Rogers Communications is to cut another 900 jobs nationwide to streamline its management and better compete against rivals Bell Canada and Telus Corp.
‘We believe these changes will enhance the customer experience, make us more nimble and efficient, further drive innovation and deliver long-term growth,’ Rogers spokeswoman Carly Suppa said Thursday about the latest cuts, which account for around 3% of the company’s 30,000-strong workforce.
Suppa said the layoffs were part of an ongoing reorganization that in September included merging Rogers’ cable and wireless businesses and eliminating around 20% of the vice presidents in Rogers’ cable, wireless and corporate groups.

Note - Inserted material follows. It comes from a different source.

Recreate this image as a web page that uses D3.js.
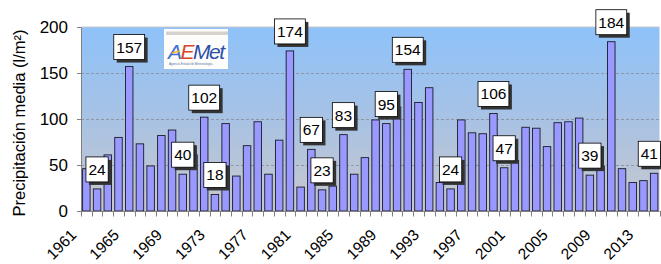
<!DOCTYPE html>
<html><head><meta charset="utf-8">
<script src="https://cdn.jsdelivr.net/npm/d3@7"></script>
<style>
body{margin:0;background:#fff}
svg{display:block}
text{font-family:"Liberation Sans",Arial,sans-serif}
</style>
</head><body>
<svg id="c" width="661" height="264"></svg>
<script>
const years = [1961,1962,1963,1964,1965,1966,1967,1968,1969,1970,
  1971,1972,1973,1974,1975,1976,1977,1978,1979,1980,
  1981,1982,1983,1984,1985,1986,1987,1988,1989,1990,
  1991,1992,1993,1994,1995,1996,1997,1998,1999,2000,
  2001,2002,2003,2004,2005,2006,2007,2008,2009,2010,
  2011,2012,2013,2014];
const precip = [46,24,61,80,157,73,49,82,88,40,
  61,102,18,95,38,71,97,40,77,174,
  26,67,23,27,83,40,58,99,95,113,
  154,118,134,31,24,99,85,84,106,47,
  55,91,90,70,96,97,101,39,49,184,
  46,31,33,41];
const labeledYears = [1962,1965,1970,1972,1973,1980,1982,1983,1985,1989,1991,1995,1999,2000,2008,2010,2014];
const xTickLabels = ["1961","1965","1969","1973","1977","1981","1985","1989","1993","1997","2001","2005","2009","2013"];
const yTicks = [0,50,100,150,200];
const yTitle = "Precipitación media (l/m²)";

const W = 661, H = 264, m = {l:81, r:1.5, t:27, b:53};
const svg = d3.select("#c");
const data = years.map((yr,i)=>({year:yr, v:precip[i]}));

const x = d3.scaleBand().domain(years).range([m.l, W-m.r]).paddingInner(0.3).paddingOuter(0.15);
const y = d3.scaleLinear().domain([0,200]).range([H-m.b, m.t]);
const step = x.step();
const bw = x.bandwidth();
const cellLeft = d => x(d) - step*0.15;

// gradient background
const defs = svg.append("defs");
const g = defs.append("linearGradient").attr("id","bg").attr("x1",0).attr("y1",0).attr("x2",0).attr("y2",1);
g.append("stop").attr("offset","0%").attr("stop-color","#8EC2F9");
g.append("stop").attr("offset","50%").attr("stop-color","#A8C2E4");
g.append("stop").attr("offset","100%").attr("stop-color","#C8C8CC");
svg.append("rect").attr("x",m.l).attr("y",y(200)).attr("width",W-m.r-m.l).attr("height",y(0)-y(200)).attr("fill","url(#bg)");
svg.append("line").attr("x1",m.l).attr("x2",W-m.r).attr("y1",y(200)).attr("y2",y(200)).attr("stroke","#c8c8c8").attr("stroke-width",1);

// gridlines
svg.append("g").selectAll("line").data(yTicks.filter(t=>t>0&&t<200)).join("line")
  .attr("x1",m.l).attr("x2",W-m.r).attr("y1",d=>Math.round(y(d))+0.5).attr("y2",d=>Math.round(y(d))+0.5)
  .attr("stroke","#8a8a95").attr("stroke-width",0.8).attr("stroke-dasharray","3,2");

// logo
const logo = svg.append("g");
logo.append("rect").attr("x",164).attr("y",29).attr("width",64).attr("height",40).attr("fill","#fdfdfb");
logo.append("rect").attr("x",166).attr("y",31.5).attr("width",62).attr("height",3.5).attr("fill","#d6d3cf");
const lt = logo.append("text").attr("x",168).attr("y",59).attr("font-size",21).attr("font-style","italic")
  .attr("font-family","'DejaVu Serif',serif").attr("letter-spacing",-1.5);
lt.append("tspan").attr("fill","#3f6fd0").text("A");
lt.append("tspan").attr("fill","#d8452c").text("E");
lt.append("tspan").attr("fill","#2b4fa8").text("Met");
logo.append("line").attr("x1",172).attr("x2",180).attr("y1",53).attr("y2",51).attr("stroke","#f2b630").attr("stroke-width",1.5);
logo.append("text").attr("x",169).attr("y",65).attr("font-size",3).attr("fill","#5570a8").text("Agencia Estatal de Meteorología");

// bars
svg.append("g").selectAll("rect").data(data).join("rect")
  .attr("x",d=>x(d.year)).attr("y",d=>y(d.v)).attr("width",bw).attr("height",d=>y(0)-y(d.v))
  .attr("fill","#9999FF").attr("stroke","#1a1a2a").attr("stroke-width",0.9);

// y axis
const ya = svg.append("g").attr("transform",`translate(${m.l},0)`)
  .call(d3.axisLeft(y).tickValues(yTicks).tickSize(4).tickPadding(9).tickSizeOuter(0));
ya.select(".domain").attr("stroke","#808080");
ya.selectAll(".tick line").attr("stroke","#808080");
ya.selectAll(".tick text").attr("font-size",17).attr("fill","#000").attr("font-family","'Liberation Sans',Arial,sans-serif");

// x axis baseline and boundary ticks
svg.append("line").attr("x1",m.l).attr("x2",W-m.r).attr("y1",y(0)+0.5).attr("y2",y(0)+0.5).attr("stroke","#808080");
const bounds = years.map(cellLeft).concat([W-m.r]);
svg.append("g").selectAll("line").data(bounds).join("line")
  .attr("x1",d=>Math.round(d)+0.5).attr("x2",d=>Math.round(d)+0.5).attr("y1",y(0)).attr("y2",y(0)+5.5)
  .attr("stroke","#808080");

// x labels
svg.append("g").selectAll("text").data(xTickLabels).join("text")
  .attr("transform",d=>`translate(${x(+d)+bw/2-9},236) rotate(-45)`)
  .attr("text-anchor","end").attr("font-size",15.5).attr("fill","#000").text(d=>d);

// y title
svg.append("text").attr("transform",`translate(25,${(y(0)+y(200))/2+4}) rotate(-90)`)
  .attr("text-anchor","middle").attr("font-size",16.5).attr("fill","#000").text(yTitle);

// data labels
const lab = svg.append("g").selectAll("g").data(data.filter(d=>labeledYears.includes(d.year))).join("g");
lab.each(function(d){
  const gg = d3.select(this);
  const t = gg.append("text").attr("font-size",15.5).attr("text-anchor","middle").attr("fill","#000").text(d.v);
  const tw = t.node().getComputedTextLength();
  const cx = Math.min(x(d.year)+bw/2, W - 3 - tw/2);
  gg.attr("transform",`translate(${cx},${y(d.v)-7})`);
  const bwid = tw+5, bh = 25;
  gg.insert("rect","text").attr("x",-bwid/2+3).attr("y",-bh+3).attr("width",bwid).attr("height",bh).attr("fill","#333");
  gg.insert("rect","text").attr("x",-bwid/2).attr("y",-bh).attr("width",bwid).attr("height",bh)
    .attr("fill","#fff").attr("stroke","#000").attr("stroke-width",0.8);
  t.attr("y",-bh/2+5.5);
});
</script>
</body></html>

Rogers remains profitable, but is encountering increased headwinds, including the end of its iPhone monopoly when rivals Bell Canada and Telus recently started to market the Apple smartphones to their own customers.
Rogers used revenue from lucrative iPhone sales and usage plans to offset recent falls in radio and TV advertising revenue.
In addition, Rogers and Shaw Communications have revived their own cable rivalry after the western giant acquired Hamilton-based Mountain Cablevision in Rogers’ backyard.
Rogers is also continuing to diversify from its traditional cable TV business with moves that include acquiring a minority stake in Michael Eisner’s new media studio, Vuguru, and launching the ad-supported video portal Rogers On Demand Online on Nov. 30.
‘Our industry is changing rapidly. For instance, technologies are converging, and customer expectations are changing,’ Suppa said, commenting on current streamlining moves at the group.
There was more change signalled by Rogers Thursday, as the media group said it will spend $163 million to purchase 3.2 million shares of Cogeco Cable and 1.6 million shares of Cogeco.
Rogers added it had ‘no current intention of acquiring ownership of or control’ of rival Cogeco.
The stock purchases come on top of Rogers filing of a preliminary prospectus last week to raise as much as $4 billion in new debt financing in Canada and the US market.
Rogers made cuts across its divisions in late 2008 and further layoffs to its publishing staff in April.